Field boundary, Fox And Geese, Co. Clare
Co. Clare |
Ritual/Ceremonial
A field in County Clare that cannot quite make up its mind what it is turns out to be one of the more quietly compelling puzzles in the Irish landscape record.
At Fox and Geese, low-lying pasture rolls unevenly across ground riddled with ridges and rises of exposed limestone, the kind of terrain that at first glance reads as a tangle of old field walls and earthworks. Look closer, though, and the certainty dissolves. The sinuous, bank-like features running east to west across the field, one measuring over four metres wide and reaching a maximum height of around 0.4 metres, may be nothing more than natural stone formations draped in grass and sod. Or they may not be.

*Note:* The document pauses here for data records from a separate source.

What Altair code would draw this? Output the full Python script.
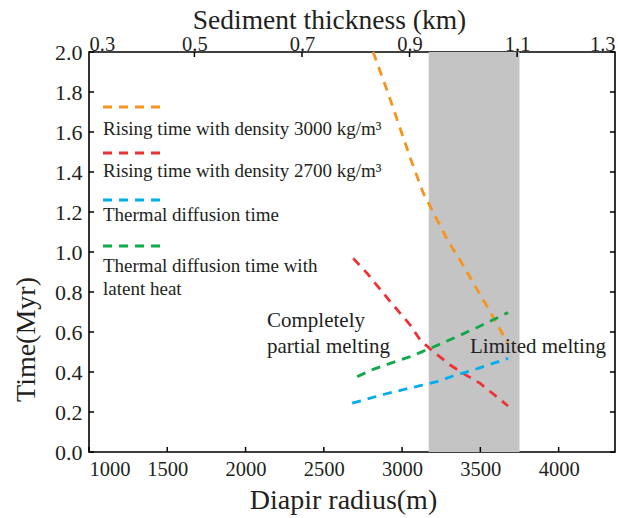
import altair as alt
import pandas as pd

# ---- axis ticks -------------------------------------------------------
radius_ticks = [1000, 1500, 2000, 2500, 3000, 3500, 4000]          # m
time_ticks = [0.0, 0.2, 0.4, 0.6, 0.8, 1.0, 1.2, 1.4, 1.6, 1.8, 2.0]  # Myr
thickness_labels = [0.304, 0.5, 0.7, 0.9, 1.1, 1.282]              # km (top axis)
thickness_marks = [0.5, 0.7, 0.9, 1.1]

radius_domain = [1000, 4360]
thickness_domain = [0.304, 1.282]
time_domain = [0, 2]

# ---- shaded melting window (diapir radius, m) -------------------------
band_start = [3170]
band_end = [3750]

# ---- curves -------------------------------------------------------------
series = [
    "Rising time with density 3000 kg/m³",
    "Rising time with density 2700 kg/m³",
    "Thermal diffusion time",
    "Thermal diffusion time with latent heat",
]
colors = ["#f7941d", "#ec3237", "#00aeef", "#10a84a"]

rise3000_r = [2815, 2910, 3050, 3135, 3290, 3370, 3455, 3545, 3675]
rise3000_t = [2.0, 1.795, 1.475, 1.295, 1.06, 0.96, 0.845, 0.725, 0.545]

rise2700_r = [2688, 2777, 2924, 3052, 3116, 3199, 3307, 3390, 3499, 3677]
rise2700_t = [0.968, 0.893, 0.752, 0.635, 0.56, 0.502, 0.435, 0.393, 0.343, 0.23]

diff_r = [2681, 2892, 3116, 3224, 3326, 3454, 3677]
diff_t = [0.244, 0.29, 0.332, 0.352, 0.38, 0.41, 0.468]

latent_r = [2713, 2815, 2924, 3052, 3179, 3352, 3480, 3677]
latent_t = [0.377, 0.413, 0.443, 0.477, 0.518, 0.577, 0.623, 0.697]

W, H = 526, 400
FONT = "Liberation Serif"
INK = "#231f20"
DASH = [9, 7]
LW = 2.8

rows = []
for name, rs, ts in zip(series,
                        [rise3000_r, rise2700_r, diff_r, latent_r],
                        [rise3000_t, rise2700_t, diff_t, latent_t]):
    for r, t in zip(rs, ts):
        rows.append({"series": name, "radius": r, "time": t})
curves = pd.DataFrame(rows)

x_scale = alt.Scale(domain=radius_domain, nice=False, zero=False)
y_scale = alt.Scale(domain=time_domain, nice=False, zero=False)

x_axis = alt.Axis(
    values=radius_ticks, format="d", title="Diapir radius(m)",
    labelFlush=True, labelFontSize=20.5, labelBaseline="alphabetic",
    labelPadding=23.5, titleFontSize=28, titleX=254, titleY=56,
    titleBaseline="alphabetic", titleAlign="center",
)
y_axis = alt.Axis(
    values=time_ticks, format=".1f", title="Time(Myr)",
    labelFlush=False, labelFontSize=22, labelPadding=7,
    titleFontSize=28, titleX=-55, titleY=287, titleAngle=270,
    titleBaseline="alphabetic", titleAlign="center",
)
top_axis = alt.Axis(
    orient="top", values=thickness_labels, format=".1f",
    title="Sediment thickness (km)", labelFlush=True, labelFontSize=20.5,
    labelBaseline="alphabetic", labelPadding=2, titleFontSize=27.5,
    titleX=240, titleY=-24, titleBaseline="alphabetic", titleAlign="center",
)


def X(field):
    return alt.X(field, type="quantitative", scale=x_scale, axis=x_axis)


def Y(field):
    return alt.Y(field, type="quantitative", scale=y_scale, axis=y_axis)


band = alt.Chart(pd.DataFrame({"start": band_start, "end": band_end})).mark_rect(
    color="#c4c4c4"
).encode(x=X("start"), x2="end", y=alt.value(0), y2=alt.value(H))

lines = alt.Chart(curves).mark_line(
    strokeDash=DASH, strokeWidth=LW, strokeCap="butt"
).encode(
    x=X("radius"),
    y=Y("time"),
    color=alt.Color("series:N", scale=alt.Scale(domain=series, range=colors), legend=None),
    detail="series:N",
)

# inward tick marks on the frame
ytick_df = pd.DataFrame({"v": time_ticks})
xtick_df = pd.DataFrame({"v": radius_ticks})
tick_style = dict(color="black", strokeWidth=1.5)
left_ticks = alt.Chart(ytick_df).mark_rule(**tick_style).encode(
    y=Y("v"), x=alt.value(0), x2=alt.value(5))
right_ticks = alt.Chart(ytick_df).mark_rule(**tick_style).encode(
    y=Y("v"), x=alt.value(W - 5), x2=alt.value(W))
bottom_ticks = alt.Chart(xtick_df).mark_rule(**tick_style).encode(
    x=X("v"), y=alt.value(H - 5), y2=alt.value(H))

one = pd.DataFrame({"a": [0]})


def label(text, x, y, size):
    return alt.Chart(one).mark_text(
        text=text, align="left", baseline="alphabetic", font=FONT,
        fontSize=size, color=INK,
    ).encode(x=alt.value(x), y=alt.value(y))


def key_line(color, y):
    return alt.Chart(one).mark_rule(
        color=color, strokeDash=DASH, strokeWidth=LW, strokeCap="butt"
    ).encode(x=alt.value(14), x2=alt.value(76), y=alt.value(y))


key = [
    key_line(colors[0], 55), label(series[0], 14, 83, 19),
    key_line(colors[1], 101), label(series[1], 14, 125, 19),
    key_line(colors[2], 148), label(series[2], 14, 169, 19),
    key_line(colors[3], 194),
    label("Thermal diffusion time with", 14, 220, 19),
    label("latent heat", 14, 243, 19),
]

notes = [
    label("Completely", 178, 275, 21),
    label("partial melting", 178, 300.5, 21),
    label("Limited melting", 381, 300.5, 21),
]

main = alt.layer(band, lines, left_ticks, right_ticks, bottom_ticks, *key, *notes)

top = alt.Chart(pd.DataFrame({"v": thickness_marks})).mark_rule(**tick_style).encode(
    x=alt.X("v:Q", scale=alt.Scale(domain=thickness_domain, nice=False, zero=False),
            axis=top_axis),
    y=alt.value(0), y2=alt.value(5),
)

chart = (
    alt.layer(main, top)
    .resolve_scale(x="independent")
    .properties(
        width=W, height=H,
        padding={"left": 89, "top": 52, "right": 3, "bottom": 66},
        autosize=alt.AutoSizeParams(type="none"),
        background="white",
    )
    .configure_view(stroke="black", strokeWidth=1.6)
    .configure_axis(
        labelFont=FONT, titleFont=FONT, labelColor=INK, titleColor=INK,
        titleFontWeight="normal", ticks=False, tickSize=0, domain=False,
        grid=False,
    )
)

chart.save("out.html", embed_options={"renderer": "svg", "actions": False})
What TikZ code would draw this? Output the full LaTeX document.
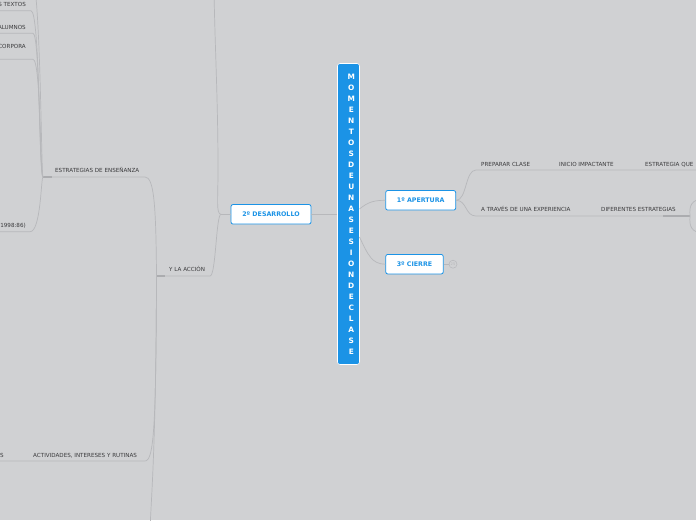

What complicates the picture is evidence of human activity layered onto a natural geological base. The limestone bedrock here was clearly worked at some point in the past: along the western side of a large low rise at the northern end of the field, quarrying has cut an irregular scarp into the rock, roughly 2.75 metres wide and 0.6 metres high. Across the field there are pockets that appear to be quarrying test-pits, alongside larger and deeper workings, and areas of levelled ground defined by banks that may simply be the cleared and piled residue of that quarrying rather than deliberate boundary construction. The North Munster Project of the Discovery Programme, which examined the site in 2001, concluded that while some features might prove on excavation to be sod-covered field walls, the question remains open. The landscape is doing what limestone landscapes in this part of Munster often do: mimicking human order while remaining stubbornly, ambiguously natural.